Principal and Interest of a Mortgage
A typical mortgage repayment consists of two main components: the principal and the interest.
- Principal: This is the amount borrowed from the lender.
- Interest: This is the lender’s charge for borrowing the money, typically expressed as a percentage of the outstanding principal.
Amortization Schedule
A mortgage loan’s amortization schedule outlines how each payment is divided between interest and principal. Initially, a larger portion of each payment goes toward interest, as the outstanding principal is higher. Over time, as the principal decreases, the interest portion of the payment also declines, allowing more of each payment to go toward reducing the principal.
The Mortgage Payoff Calculator, along with the accompanying Amortization Table, illustrates this process clearly. By inputting the necessary information, users can see how their payments are allocated over time.
Strategies for Paying Off a Mortgage Early
Many borrowers seek to pay off their mortgages early to save on interest. Here are some effective strategies:
1. Extra Payments
Making extra payments on top of the scheduled mortgage payments can significantly reduce the total interest paid. These extra payments can be made as a one-time payment or as regular contributions (monthly or annually).
Example: A one-time additional payment of $1,000 on a $200,000, 30-year loan at 5% interest can reduce the loan term by four months and save approximately $3,420 in interest. Similarly, making extra monthly payments of $6 can also lead to significant interest savings.
2. Biweekly Payments
Biweekly payments involve paying half of the regular mortgage payment every two weeks. This results in 26 half payments, equivalent to 13 full monthly payments in a year. This strategy can help borrowers pay off their mortgage faster and save on interest.
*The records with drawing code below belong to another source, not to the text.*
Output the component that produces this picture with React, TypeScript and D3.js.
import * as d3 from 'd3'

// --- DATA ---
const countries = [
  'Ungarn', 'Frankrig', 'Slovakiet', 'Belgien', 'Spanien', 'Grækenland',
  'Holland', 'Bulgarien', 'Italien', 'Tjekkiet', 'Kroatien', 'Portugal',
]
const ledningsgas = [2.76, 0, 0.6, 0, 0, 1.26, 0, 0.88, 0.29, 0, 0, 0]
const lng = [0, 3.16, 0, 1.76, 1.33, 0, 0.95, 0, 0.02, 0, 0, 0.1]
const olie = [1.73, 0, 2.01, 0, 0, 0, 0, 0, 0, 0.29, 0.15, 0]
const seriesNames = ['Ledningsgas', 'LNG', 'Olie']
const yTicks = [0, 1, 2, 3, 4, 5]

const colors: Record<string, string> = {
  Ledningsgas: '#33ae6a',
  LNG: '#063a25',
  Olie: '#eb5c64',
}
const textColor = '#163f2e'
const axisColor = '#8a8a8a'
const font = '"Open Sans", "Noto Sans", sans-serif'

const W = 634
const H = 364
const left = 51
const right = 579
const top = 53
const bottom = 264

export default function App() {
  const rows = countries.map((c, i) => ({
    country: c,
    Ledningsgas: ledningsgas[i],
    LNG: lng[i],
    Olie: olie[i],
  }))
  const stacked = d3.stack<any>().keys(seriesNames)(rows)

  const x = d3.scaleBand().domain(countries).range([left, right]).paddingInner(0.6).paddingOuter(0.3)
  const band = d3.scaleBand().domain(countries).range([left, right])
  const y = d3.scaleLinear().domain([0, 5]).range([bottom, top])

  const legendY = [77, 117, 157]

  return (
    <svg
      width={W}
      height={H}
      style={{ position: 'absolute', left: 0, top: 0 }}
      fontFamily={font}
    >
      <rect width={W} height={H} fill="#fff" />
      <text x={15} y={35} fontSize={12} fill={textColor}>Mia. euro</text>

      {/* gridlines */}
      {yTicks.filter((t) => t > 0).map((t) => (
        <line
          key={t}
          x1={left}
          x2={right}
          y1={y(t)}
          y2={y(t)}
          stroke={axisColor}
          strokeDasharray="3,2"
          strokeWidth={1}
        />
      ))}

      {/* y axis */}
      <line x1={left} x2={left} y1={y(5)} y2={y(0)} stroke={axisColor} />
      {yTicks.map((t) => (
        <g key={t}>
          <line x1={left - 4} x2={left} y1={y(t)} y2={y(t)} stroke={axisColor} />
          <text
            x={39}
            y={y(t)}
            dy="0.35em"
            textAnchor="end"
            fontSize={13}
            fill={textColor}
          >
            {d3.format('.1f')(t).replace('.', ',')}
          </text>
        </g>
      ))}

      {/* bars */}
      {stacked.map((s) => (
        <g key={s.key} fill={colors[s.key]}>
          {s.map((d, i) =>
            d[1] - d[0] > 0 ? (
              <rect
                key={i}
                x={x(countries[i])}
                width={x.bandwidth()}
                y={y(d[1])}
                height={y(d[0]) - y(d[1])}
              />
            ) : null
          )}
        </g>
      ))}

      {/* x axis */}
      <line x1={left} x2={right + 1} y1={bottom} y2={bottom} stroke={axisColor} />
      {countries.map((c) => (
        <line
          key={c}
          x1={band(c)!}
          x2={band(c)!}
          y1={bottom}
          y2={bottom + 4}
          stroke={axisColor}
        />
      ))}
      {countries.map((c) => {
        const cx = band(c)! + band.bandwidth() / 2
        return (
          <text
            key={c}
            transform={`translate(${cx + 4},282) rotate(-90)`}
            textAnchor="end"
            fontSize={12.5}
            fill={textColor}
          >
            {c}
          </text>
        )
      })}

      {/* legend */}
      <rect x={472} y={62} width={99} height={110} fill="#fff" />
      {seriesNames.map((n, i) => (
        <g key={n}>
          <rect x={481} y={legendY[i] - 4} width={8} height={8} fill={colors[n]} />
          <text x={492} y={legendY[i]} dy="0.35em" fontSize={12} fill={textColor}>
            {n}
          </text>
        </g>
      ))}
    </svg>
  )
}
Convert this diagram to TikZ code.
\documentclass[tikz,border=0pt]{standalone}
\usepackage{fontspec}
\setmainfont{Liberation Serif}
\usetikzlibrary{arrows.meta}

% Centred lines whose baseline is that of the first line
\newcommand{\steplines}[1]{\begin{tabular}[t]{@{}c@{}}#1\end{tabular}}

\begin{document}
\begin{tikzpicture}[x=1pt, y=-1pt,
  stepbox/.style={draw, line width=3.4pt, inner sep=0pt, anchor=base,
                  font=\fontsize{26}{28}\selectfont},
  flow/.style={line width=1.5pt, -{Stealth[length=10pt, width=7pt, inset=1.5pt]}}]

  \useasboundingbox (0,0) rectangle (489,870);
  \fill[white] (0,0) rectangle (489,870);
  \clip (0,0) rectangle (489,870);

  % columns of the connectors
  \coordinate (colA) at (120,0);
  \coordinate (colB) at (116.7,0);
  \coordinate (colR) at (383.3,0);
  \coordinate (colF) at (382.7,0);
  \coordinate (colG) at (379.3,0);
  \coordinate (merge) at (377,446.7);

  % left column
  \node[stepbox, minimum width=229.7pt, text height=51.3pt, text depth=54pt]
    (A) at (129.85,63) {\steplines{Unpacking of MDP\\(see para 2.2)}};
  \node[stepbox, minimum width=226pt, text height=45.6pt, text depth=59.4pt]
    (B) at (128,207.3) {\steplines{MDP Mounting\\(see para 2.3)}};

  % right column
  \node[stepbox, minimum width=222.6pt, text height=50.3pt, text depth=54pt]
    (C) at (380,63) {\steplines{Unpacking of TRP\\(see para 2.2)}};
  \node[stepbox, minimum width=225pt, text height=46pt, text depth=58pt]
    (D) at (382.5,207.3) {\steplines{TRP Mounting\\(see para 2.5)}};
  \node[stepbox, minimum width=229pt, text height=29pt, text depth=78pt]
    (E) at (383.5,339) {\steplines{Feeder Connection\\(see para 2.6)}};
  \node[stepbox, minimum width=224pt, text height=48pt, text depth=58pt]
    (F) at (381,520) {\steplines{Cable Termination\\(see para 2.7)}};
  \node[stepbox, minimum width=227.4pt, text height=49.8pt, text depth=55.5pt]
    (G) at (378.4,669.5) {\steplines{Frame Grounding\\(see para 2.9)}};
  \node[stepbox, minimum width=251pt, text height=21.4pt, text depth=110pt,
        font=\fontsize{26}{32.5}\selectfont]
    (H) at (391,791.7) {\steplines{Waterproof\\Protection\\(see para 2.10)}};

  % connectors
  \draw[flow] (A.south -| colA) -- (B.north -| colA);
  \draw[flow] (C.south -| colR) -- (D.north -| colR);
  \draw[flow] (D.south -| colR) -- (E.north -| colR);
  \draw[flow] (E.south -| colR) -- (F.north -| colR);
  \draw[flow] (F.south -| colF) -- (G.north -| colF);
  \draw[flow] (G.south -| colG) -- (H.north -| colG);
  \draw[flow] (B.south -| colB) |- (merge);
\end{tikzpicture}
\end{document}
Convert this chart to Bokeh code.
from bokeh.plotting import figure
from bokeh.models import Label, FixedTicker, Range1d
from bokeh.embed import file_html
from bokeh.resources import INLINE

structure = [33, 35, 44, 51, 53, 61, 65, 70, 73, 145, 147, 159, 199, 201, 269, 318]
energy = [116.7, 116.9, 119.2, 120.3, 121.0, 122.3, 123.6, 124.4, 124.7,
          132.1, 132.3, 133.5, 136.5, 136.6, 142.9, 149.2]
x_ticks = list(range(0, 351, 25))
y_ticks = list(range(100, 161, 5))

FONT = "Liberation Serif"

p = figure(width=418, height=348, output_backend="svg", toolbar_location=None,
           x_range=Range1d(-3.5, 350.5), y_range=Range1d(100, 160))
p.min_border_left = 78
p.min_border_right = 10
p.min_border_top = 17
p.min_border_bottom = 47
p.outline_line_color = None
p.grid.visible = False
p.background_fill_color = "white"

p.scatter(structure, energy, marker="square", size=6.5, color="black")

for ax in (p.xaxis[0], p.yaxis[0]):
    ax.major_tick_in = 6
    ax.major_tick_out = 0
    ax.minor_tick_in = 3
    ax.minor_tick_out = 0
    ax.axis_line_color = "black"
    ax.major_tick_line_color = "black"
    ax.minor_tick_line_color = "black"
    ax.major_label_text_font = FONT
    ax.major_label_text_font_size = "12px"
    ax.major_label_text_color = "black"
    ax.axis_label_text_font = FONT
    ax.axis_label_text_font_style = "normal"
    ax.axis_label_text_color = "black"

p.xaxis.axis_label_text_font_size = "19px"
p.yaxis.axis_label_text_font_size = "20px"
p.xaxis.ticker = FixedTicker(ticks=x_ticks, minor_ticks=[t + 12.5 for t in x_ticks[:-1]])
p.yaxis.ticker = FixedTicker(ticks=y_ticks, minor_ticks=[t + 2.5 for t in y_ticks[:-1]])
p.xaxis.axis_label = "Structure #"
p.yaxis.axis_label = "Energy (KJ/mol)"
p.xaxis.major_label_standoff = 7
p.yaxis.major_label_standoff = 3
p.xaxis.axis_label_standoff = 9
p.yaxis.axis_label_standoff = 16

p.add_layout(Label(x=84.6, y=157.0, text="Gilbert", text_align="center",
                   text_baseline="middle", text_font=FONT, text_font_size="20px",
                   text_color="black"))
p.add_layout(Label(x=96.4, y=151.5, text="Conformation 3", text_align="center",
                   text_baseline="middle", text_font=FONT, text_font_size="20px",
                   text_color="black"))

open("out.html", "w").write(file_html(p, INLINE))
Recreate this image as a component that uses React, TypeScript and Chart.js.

3. Refinancing to a Shorter Term
Refinancing involves taking out a new mortgage to pay off an existing loan. For example, if a borrower has a $200,000 mortgage at 5% interest with 20 years remaining, refinancing to a new 20-year loan at 4% can lower monthly payments and save a substantial amount in interest over the loan’s lifetime.
4. Prepayment Penalties
Some lenders impose prepayment penalties if borrowers pay off their loans early. These penalties can vary, so it’s essential for borrowers to read the fine print of their mortgage agreements. However, prepayment penalties are becoming less common, and many loans, especially FHA and VA loans, prohibit them.
Opportunity Costs
When considering paying off a mortgage early, borrowers should evaluate opportunity costs—the potential benefits of alternative uses for their money. For instance, if a borrower has high-interest debt, such as credit cards, it may be more beneficial to pay off that debt first rather than making extra mortgage payments.
Additionally, investing in higher-return opportunities, such as stocks or retirement accounts, may yield better long-term financial benefits than paying down a low-interest mortgage.
Examples of Mortgage Payoff Decisions
Example 1: Christine
Christine wants to pay off her mortgage early for peace of mind. After consulting with a financial advisor, she learns that her high-interest credit card debt (up to 20%) is costing her more in interest than her mortgage (5%). By prioritizing paying off her credit cards, she can reduce her overall interest costs more effectively.
Example 2: Bob
Bob has no debt other than his mortgage and is considering whether to make extra payments or invest in the stock market. Given that the stock market has historically provided higher returns than his mortgage interest rate (4%), his financial advisor suggests building an emergency fund first, especially since his job is uncertain.
Example 3: Charles
Charles has no debt besides his mortgage and has maxed out his tax-advantaged retirement accounts. With a healthy emergency fund and a few years until retirement, he decides to pay off his mortgage early to enter retirement with a fully paid-off home, reducing his monthly expenses.
Conclusion
The Mortgage Payoff Calculator is an invaluable tool for homeowners looking to understand their mortgage repayment options. By considering strategies such as extra payments, biweekly payments, and refinancing, borrowers can make informed decisions that align with their financial goals. Additionally, evaluating opportunity costs and understanding the implications of prepayment penalties can help individuals navigate their mortgage repayment journey effectively.